## [AIM OF THE EXERCISE]
Begin the copy with the line that contains "Give me the Bokeh source for this chart." and end it with the line that contains "from bokeh.resources import INLINE". Print these lines exactly and omit all pictures.

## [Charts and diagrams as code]
+ + + + + + +

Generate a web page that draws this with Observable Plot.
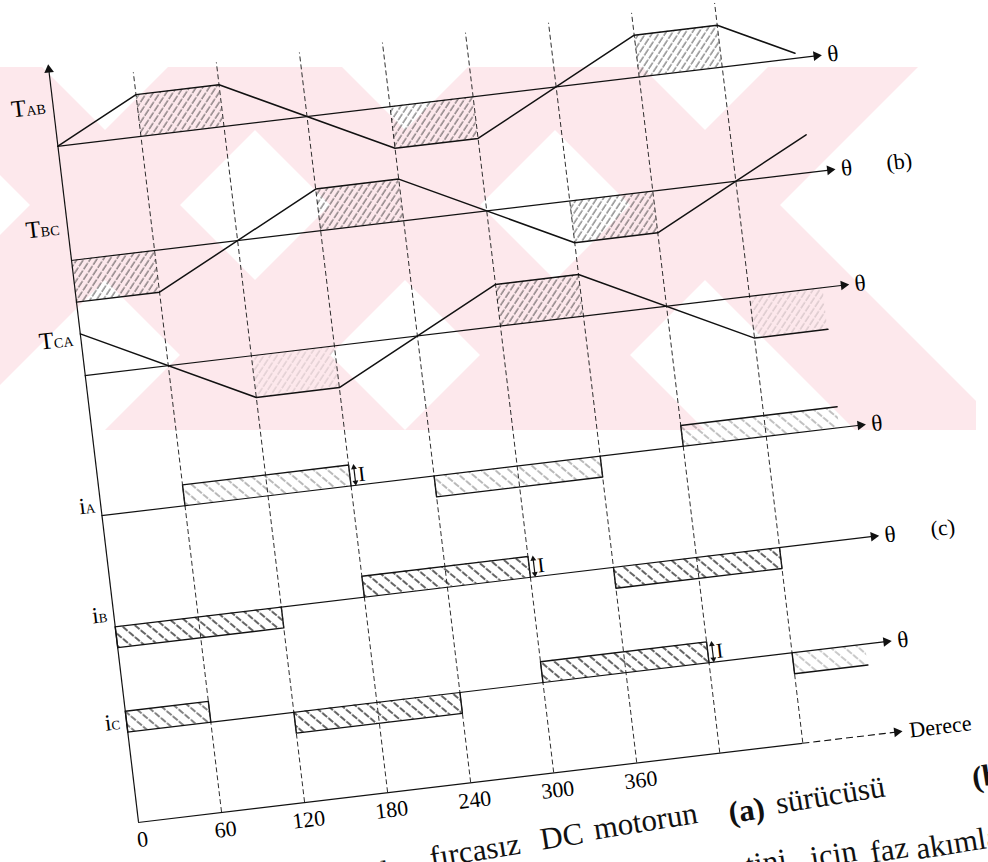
<!DOCTYPE html>
<html><head><meta charset="utf-8">
<script src="https://cdn.jsdelivr.net/npm/d3@7"></script>
<script src="https://cdn.jsdelivr.net/npm/@observablehq/plot@0.6"></script>
<style>
html,body{margin:0;padding:0;background:#fff;overflow:hidden;width:988px;height:862px;}
#wm{position:absolute;left:0;top:0;}
#chart{position:absolute;left:58px;top:32px;width:992px;height:900px;}
#chart svg{max-width:none !important;width:992px !important;height:900px !important;transform-origin:80px 790px;transform:rotate(-6.8deg);overflow:visible;background:transparent !important;}
</style></head><body>
<div id="wm"></div>
<div id="chart"></div>
<script>
// ---------- data ----------
const thetaTicks = [0, 60, 120, 180, 240, 300, 360];
const gridTheta = [60, 120, 180, 240, 300, 360, 420, 480];
// torque waveforms: breakpoints (degrees) and normalised level
const tabTheta = [0, 60, 120, 240, 300, 420, 480, 533];
const tabLevel = [0, 1, 1, -1, -1, 1, 1, 0.12];
const tbcTheta = [0, 60, 180, 240, 360, 420, 534];
const tbcLevel = [-1, -1, 1, 1, -1, -1, 0.9];
const tcaTheta = [0, 120, 180, 300, 360, 480, 533];
const tcaLevel = [1, -1, -1, 1, 1, -1, -1];
// hatched flat parts of torque [from, to, level]
const tabFlat = [[60, 120, 1], [240, 300, -1], [420, 480, 1]];
const tbcFlat = [[0, 60, -1], [180, 240, 1], [360, 420, -1]];
const tcaFlat = [[120, 180, -1], [300, 360, 1], [480, 533, -1]];
// phase current pulses [from, to, sign]
const iaPulses = [[60, 180, 1], [240, 360, -1], [420, 533, 1]];
const ibPulses = [[0, 120, -1], [180, 300, 1], [360, 480, -1]];
const icPulses = [[0, 60, 1], [120, 240, -1], [300, 420, 1], [480, 533, -1]];
const plotEnd = 533;                        // pulses reaching here are cut (no closing edge)
// "I" amplitude markers at end of a positive pulse
const iMarks = [["A", 180], ["B", 300], ["C", 420]];
const tickLabels = thetaTicks.map(String);
// caption fragments (cut by the page edge)
const caption1 = ["fırçasız", "DC", "motorun", "sürücüsü"];
const caption1Bold = ["(a)", "(b)"];
const caption1Cut = ["dalga"];
const caption2 = ["tini", "için", "faz", "akımları"];

// ---------- layout (rotated frame, 1 unit = 1 px vertically) ----------
const k = 892 / 640;                       // px per degree
const rowBase = {AB: 681, BC: 566, CA: 450, A: 309, B: 197, C: 91};
const ampT = 42, ampI = 21;
const axisEnd = 551;
const faintT = {CA: [0.25, 1, 0.3]};
const faintI = {A: [0.45, 0.45, 0.4], C: [0.8, 1, 1, 0.35]};
const cap1Pos = [[285, -70], [397, -65], [451, -61], [635, -57]];   // [u px, v] word starts
const cap1BoldPos = [[587, -61], [833, -55]];
const cap1CutPos = [[273, -77]];                                     // word end
const cap2Pos = [[598, -115], [663, -115], [723, -117], [769, -119]];

const torques = [["AB", tabTheta, tabLevel], ["BC", tbcTheta, tbcLevel], ["CA", tcaTheta, tcaLevel]];
const torquePts = torques.flatMap(([key, th, lv]) => th.map((t, i) => ({row: key, x: t, y: rowBase[key] + lv[i] * ampT})));
const flats = [["AB", tabFlat], ["BC", tbcFlat], ["CA", tcaFlat]].flatMap(([key, arr]) =>
  arr.map(([a, b, l], i) => ({x1: a, x2: b, y1: rowBase[key], y2: rowBase[key] + l * ampT,
    op: (faintT[key] ? faintT[key][i] : 1)})));
const pulses = [["A", iaPulses], ["B", ibPulses], ["C", icPulses]].flatMap(([key, arr]) =>
  arr.map(([a, b, s], i) => ({id: key + i, x1: a, x2: b, y1: rowBase[key], y2: rowBase[key] + s * ampI,
    op: (faintI[key] ? faintI[key][i] : 1)})));
const pulseOutline = pulses.flatMap(p => {
  const pts = [[p.x1, p.y1], [p.x1, p.y2], [p.x2, p.y2]];
  if (p.x2 < plotEnd) pts.push([p.x2, p.y1]);
  return pts.map(([x, y]) => ({id: p.id, x, y}));
});
const baseRows = Object.keys(rowBase).map(key => ({key, y: rowBase[key]}));
const serif = "Liberation Serif";
const place = (words, pos) => words.map((w, i) => ({w, x: pos[i][0] / k, y: pos[i][1]}));

const tLabels = [["T", "AB", 723], ["T", "BC", 601], ["T", "CA", 489]];
const iLabels = [["i", "A", 321], ["i", "B", 211], ["i", "C", 103]];
const capStyle = {x: "x", y: "y", text: "w", lineAnchor: "middle", rotate: -2.3, fontSize: 31, fontFamily: serif, fill: "#111"};

const chart = Plot.plot({
  width: 992, height: 900,
  marginLeft: 80, marginRight: 20, marginTop: 10, marginBottom: 110,
  x: {domain: [0, 640], axis: null},
  y: {domain: [0, 780], axis: null},
  style: {background: "transparent"},
  marks: [
    Plot.rect(flats, {x1: "x1", x2: "x2", y1: "y1", y2: "y2", fill: "url(#hatchT)", fillOpacity: "op"}),
    Plot.rect(pulses, {x1: "x1", x2: "x2", y1: "y1", y2: "y2", fill: "url(#hatchI)", fillOpacity: "op"}),
    Plot.line(pulseOutline, {x: "x", y: "y", z: "id", stroke: "#111", strokeWidth: 1.4}),
    Plot.ruleX(gridTheta, {y1: 0, y2: 745, stroke: "#222", strokeWidth: 0.9, strokeDasharray: "5,3"}),
    Plot.ruleX([0], {y1: 0, y2: 760, stroke: "#111", strokeWidth: 1.2}),
    Plot.dot([0], {x: d => d, y: 758, symbol: "triangle", r: 3.6, fill: "#111", stroke: null}),
    Plot.ruleY(baseRows, {y: "y", x1: 0, x2: axisEnd, stroke: "#111", strokeWidth: 1.2}),
    Plot.dot(baseRows, {x: axisEnd - 3, y: "y", symbol: "triangle", rotate: 90, r: 3.6, fill: "#111", stroke: null}),
    Plot.ruleY([0], {x1: 0, x2: 480, stroke: "#111", strokeWidth: 1.2}),
    Plot.ruleY([0], {x1: 480, x2: axisEnd, stroke: "#111", strokeWidth: 1.1, strokeDasharray: "7,4"}),
    Plot.dot([0], {x: axisEnd - 3, y: d => d, symbol: "triangle", rotate: 90, r: 3.6, fill: "#111", stroke: null}),
    Plot.line(torquePts, {x: "x", y: "y", z: "row", stroke: "#111", strokeWidth: 1.5}),
    Plot.ruleX(iMarks, {x: d => d[1] + 3.5, y1: d => rowBase[d[0]] + 3, y2: d => rowBase[d[0]] + ampI - 3, stroke: "#111", strokeWidth: 1.2}),
    Plot.dot(iMarks, {x: d => d[1] + 3.5, y: d => rowBase[d[0]] + ampI - 3, symbol: "triangle", r: 2.2, fill: "#111", stroke: null}),
    Plot.dot(iMarks, {x: d => d[1] + 3.5, y: d => rowBase[d[0]] + 3, symbol: "triangle", rotate: 180, r: 2.2, fill: "#111", stroke: null}),
    Plot.text(iMarks, {x: d => d[1] + 6, y: d => rowBase[d[0]] + ampI / 2, text: () => "I", textAnchor: "start", lineAnchor: "middle", fontSize: 21, fontFamily: serif}),
    Plot.text(tLabels, {x: -19.5, y: d => d[2] - 8, text: d => d[0], textAnchor: "end", lineAnchor: "bottom", fontSize: 24, fontFamily: serif}),
    Plot.text(tLabels, {x: -19.5, y: d => d[2] - 8, text: d => d[1], textAnchor: "start", lineAnchor: "bottom", fontSize: 14, fontFamily: serif}),
    Plot.text(iLabels, {x: -11, y: d => d[2] - 8, text: d => d[0], textAnchor: "end", lineAnchor: "bottom", fontSize: 23, fontFamily: serif}),
    Plot.text(iLabels, {x: -11, y: d => d[2] - 8, text: d => d[1], textAnchor: "start", lineAnchor: "bottom", fontSize: 13, fontFamily: serif}),
    Plot.text(baseRows, {x: axisEnd + 5, y: "y", text: () => "θ", textAnchor: "start", lineAnchor: "middle", fontSize: 23, fontFamily: serif}),
    Plot.text([["(b)", rowBase.BC], ["(c)", rowBase.B]], {x: 598, y: d => d[1], text: d => d[0], lineAnchor: "middle", fontSize: 22, fontFamily: serif}),
    Plot.text(["Derece"], {x: axisEnd + 6, y: 0, text: d => d, textAnchor: "start", lineAnchor: "middle", fontSize: 22, fontFamily: serif}),
    Plot.axisX(thetaTicks, {anchor: "bottom", tickSize: 0, tickPadding: 9, dx: 2, fontSize: 22, fontFamily: serif, tickFormat: (d, i) => tickLabels[i], label: null}),
    Plot.text(place(caption1, cap1Pos), {...capStyle, textAnchor: "start"}),
    Plot.text(place(caption1Bold, cap1BoldPos), {...capStyle, textAnchor: "start", fontWeight: "bold"}),
    Plot.text(place(caption1Cut, cap1CutPos), {...capStyle, textAnchor: "end"}),
    Plot.text(place(caption2, cap2Pos), {...capStyle, textAnchor: "start"})
  ]
});

// hatch patterns
const defs = d3.select(chart).insert("defs", ":first-child");
const pT = defs.append("pattern").attr("id", "hatchT").attr("patternUnits", "userSpaceOnUse")
  .attr("width", 5.5).attr("height", 9).attr("patternTransform", "rotate(40)");
pT.append("line").attr("x1", 1).attr("y1", 0).attr("x2", 1).attr("y2", 9)
  .attr("stroke", "#222").attr("stroke-width", 0.8).attr("stroke-dasharray", "4,1.5");
const pI = defs.append("pattern").attr("id", "hatchI").attr("patternUnits", "userSpaceOnUse")
  .attr("width", 9).attr("height", 8).attr("patternTransform", "rotate(-43)");
pI.append("line").attr("x1", 1).attr("y1", 0).attr("x2", 1).attr("y2", 8)
  .attr("stroke", "#111").attr("stroke-width", 1.3).attr("stroke-dasharray", "5,1.5");
document.getElementById("chart").appendChild(chart);

// ---------- watermark (page decoration, not data) ----------
const wmPink = "#fde8ec";
const wmTop = 67, wmBot = 430, wmW = 150;
const backStripes = [-100, 200, 500];      // "\" stripes, x - y
const fwdStripes = [10, 310, 610, 910];     // "/" stripes, x + y
const wm = d3.select("#wm").append("svg").attr("width", 988).attr("height", 862);
wm.append("clipPath").attr("id", "wmclip").append("rect").attr("x", 0).attr("y", wmTop).attr("width", 976).attr("height", wmBot - wmTop);
const g = wm.append("g").attr("clip-path", "url(#wmclip)").attr("fill", wmPink);
backStripes.forEach(d => g.append("polygon").attr("points",
  [[d + wmTop - wmW / 2, wmTop], [d + wmTop + wmW / 2, wmTop], [d + wmBot + wmW / 2, wmBot], [d + wmBot - wmW / 2, wmBot]].join(" ")));
fwdStripes.forEach(s => g.append("polygon").attr("points",
  [[s - wmTop - wmW / 2, wmTop], [s - wmTop + wmW / 2, wmTop], [s - wmBot + wmW / 2, wmBot], [s - wmBot - wmW / 2, wmBot]].join(" ")));
</script>
</body></html>
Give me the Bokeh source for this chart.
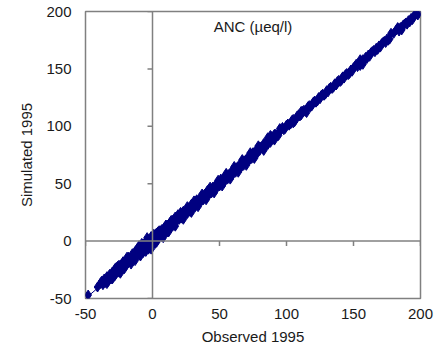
from bokeh.plotting import figure
from bokeh.models import Span, Label, Range1d, FixedTicker, PrintfTickFormatter
from bokeh.embed import file_html
from bokeh.resources import INLINE

# Data
observed = [-48, -41, -39, -37, -36, -35, -34, -33, -32, -31,
            -30, -29, -28, -28, -27, -26, -25, -25, -24, -23,
            -22, -22, -21, -20, -19, -18, -18, -17, -16, -15,
            -15, -14, -13, -12, -12, -11, -10, -10, -9, -8,
            -8, -7, -6, -6, -5, -5, -4, -4, -3, -3,
            -2, -2, -1, -1, 0, 0, 1, 1, 2, 2,
            3, 3, 4, 4, 5, 5, 6, 7, 7, 8,
            9, 9, 10, 11, 11, 12, 13, 14, 15, 15,
            16, 17, 18, 19, 20, 21, 22, 23, 24, 25,
            26, 27, 28, 29, 30, 31, 32, 33, 34, 35,
            36, 37, 38, 39, 40, 41, 42, 43, 44, 45,
            46, 47, 48, 49, 50, 51, 52, 53, 54, 55,
            56, 57, 58, 59, 60, 61, 62, 63, 64, 65,
            66, 67, 68, 69, 70, 71, 72, 73, 74, 75,
            76, 77, 78, 79, 80, 81, 82, 83, 84, 85,
            86, 87, 88, 89, 90, 92, 94, 96, 98, 100,
            102, 104, 106, 108, 110, 112, 114, 116, 118, 120,
            123, 126, 129, 132, 135, 138, 141, 144, 147, 150,
            153, 156, 160, 164, 168, 172, 176, 180, 184, 188,
            192, 196, 199,
            -38, -34, -30, -27, -24, -21, -19, -16, -13, -11,
            -9, -7, -5, -3, -1, 1, 3, 5, 8, 10,
            12, 14, 17, 19, 21, 23, 26, 29, 31, 34,
            37, 40, 43, 46, 49, 52, 55, 58, 61, 64,
            67, 70, 73, 76, 79, 83, 86, 88, 91, 95,
            105, 111, 115, 137, 142, 155, 157, 178, 183, 186,
            91, 93, 95, 97, 99,
            101, 103, 105, 107, 109, 111, 113, 115, 117, 119,
            121, 122, 124, 125, 127, 128, 130, 131, 133, 134,
            136, 137, 139, 140, 142, 143, 145, 146, 148, 149,
            151, 152, 154, 155, 157, 158, 159, 161, 162, 163,
            165, 166, 167, 169, 170, 171, 173, 174, 175, 177,
            182, 183, 185, 186, 187, 189, 190, 191, 193, 194,
            195, 197, 198]
simulated = [-47, -40, -37, -38, -33, -36, -31, -35, -29, -33,
             -27, -31, -24, -30, -28, -22, -27, -21, -25, -20,
             -24, -18, -21, -17, -20, -14, -19, -15, -18, -11,
             -16, -12, -9, -14, -10, -7, -12, -4, -9, -6,
             -2, -10, -3, -8, 0, -6, -1, 3, -7, -2,
             1, -5, -3, 4, 2, -4, 6, 0, 3, -2,
             7, 1, 2, 8, 6, 3, 9, 4, 10, 7,
             12, 6, 9, 14, 8, 11, 16, 12, 18, 13,
             14, 21, 17, 23, 19, 24, 20, 26, 22, 27,
             24, 29, 26, 32, 28, 33, 30, 36, 32, 37,
             34, 39, 36, 41, 38, 44, 40, 45, 42, 47,
             44, 49, 46, 51, 48, 54, 50, 55, 52, 56,
             54, 58, 56, 61, 58, 63, 60, 64, 62, 67,
             64, 68, 66, 70, 69, 73, 70, 75, 72, 77,
             74, 79, 76, 80, 79, 82, 81, 85, 82, 87,
             84, 88, 86, 91, 89, 93, 92, 97, 97, 101,
             101, 105, 104, 109, 109, 113, 113, 117, 117, 121,
             122, 127, 128, 133, 134, 139, 140, 145, 146, 151,
             152, 157, 159, 165, 167, 173, 175, 181, 183, 189,
             191, 197, 200,
             -35, -37, -33, -23, -28, -24, -14, -20, -17, -6,
             -13, -3, -9, 1, -7, 5, -1, 9, 3, 14,
             8, 18, 13, 22, 25, 19, 30, 25, 35, 30,
             41, 36, 47, 42, 53, 48, 59, 54, 65, 60,
             71, 66, 77, 72, 83, 79, 90, 92, 88, 98,
             103, 113, 112, 136, 143, 158, 154, 181, 186, 184,
             93, 92, 95, 99, 98,
             102, 102, 106, 106, 110, 110, 114, 114, 118, 118,
             122, 121, 125, 124, 128, 127, 131, 130, 134, 133,
             137, 136, 140, 139, 143, 142, 146, 145, 149, 148,
             152, 154, 155, 153, 158, 157, 160, 162, 161, 164,
             166, 165, 168, 170, 169, 172, 174, 173, 176, 176,
             184, 185, 186, 185, 188, 190, 189, 192, 194, 193,
             196, 198, 197]
tick_values = [-50, 0, 50, 100, 150, 200]
one_to_one = [-50, 200]
title_text = "ANC (µeq/l)"
x_label = "Observed 1995"
y_label = "Simulated 1995"

FONT = "Liberation Sans"
GREY = "#808080"
NAVY = "#000080"
TEXT = "#1a1a1a"

p = figure(frame_width=335, frame_height=287, output_backend="svg",
           toolbar_location=None, min_border_left=85, min_border_right=14,
           min_border_top=11, min_border_bottom=2,
           x_range=Range1d(-50, 200), y_range=Range1d(-50, 200))

p.background_fill_color = "white"
p.border_fill_color = "white"
p.outline_line_color = GREY
p.outline_line_width = 1.5
p.grid.visible = False

for ax in (p.xaxis[0], p.yaxis[0]):
    ax.ticker = FixedTicker(ticks=tick_values)
    ax.formatter = PrintfTickFormatter(format="%d")
    ax.axis_line_color = None
    ax.major_tick_line_color = None
    ax.minor_tick_line_color = None
    ax.major_tick_out = 0
    ax.major_tick_in = 0
    ax.major_label_text_font = FONT
    ax.major_label_text_font_size = "15px"
    ax.major_label_text_color = TEXT
    ax.axis_label_text_font = FONT
    ax.axis_label_text_font_size = "15px"
    ax.axis_label_text_font_style = "normal"
    ax.axis_label_text_color = TEXT

p.xaxis.axis_label = x_label
p.yaxis.axis_label = y_label
p.xaxis.major_label_standoff = 10
p.xaxis.axis_label_standoff = 6
p.yaxis.major_label_standoff = 14
p.yaxis.axis_label_standoff = 8
p.yaxis.major_label_orientation = "horizontal"

# zero axes
p.add_layout(Span(location=0, dimension="width", line_color=GREY, line_width=1.5))
p.add_layout(Span(location=0, dimension="height", line_color=GREY, line_width=1.5))

# tick marks on zero axes (5px long)
tx = 250 / 335 * 5
ty = 250 / 287 * 5
p.segment(x0=tick_values, y0=[0] * len(tick_values), x1=tick_values,
          y1=[-ty] * len(tick_values), line_color=GREY, line_width=1.5)
p.segment(x0=[0] * len(tick_values), y0=tick_values, x1=[-tx] * len(tick_values),
          y1=tick_values, line_color=GREY, line_width=1.5)

# 1:1 line
p.line(one_to_one, one_to_one, line_color=NAVY, line_width=1)

p.scatter(observed, simulated, marker="diamond", size=10,
          fill_color=NAVY, line_color=NAVY)

p.add_layout(Label(x=75, y=187, text=title_text, text_font=FONT,
                   text_font_size="15px", text_align="center",
                   text_baseline="middle", text_color=TEXT))

open("out.html", "w").write(file_html(p, INLINE))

+ + + + + + +

## [FULL ANSWER]
Give me the Bokeh source for this chart.
from bokeh.plotting import figure
from bokeh.models import Span, Label, Range1d, FixedTicker, PrintfTickFormatter
from bokeh.embed import file_html
from bokeh.resources import INLINE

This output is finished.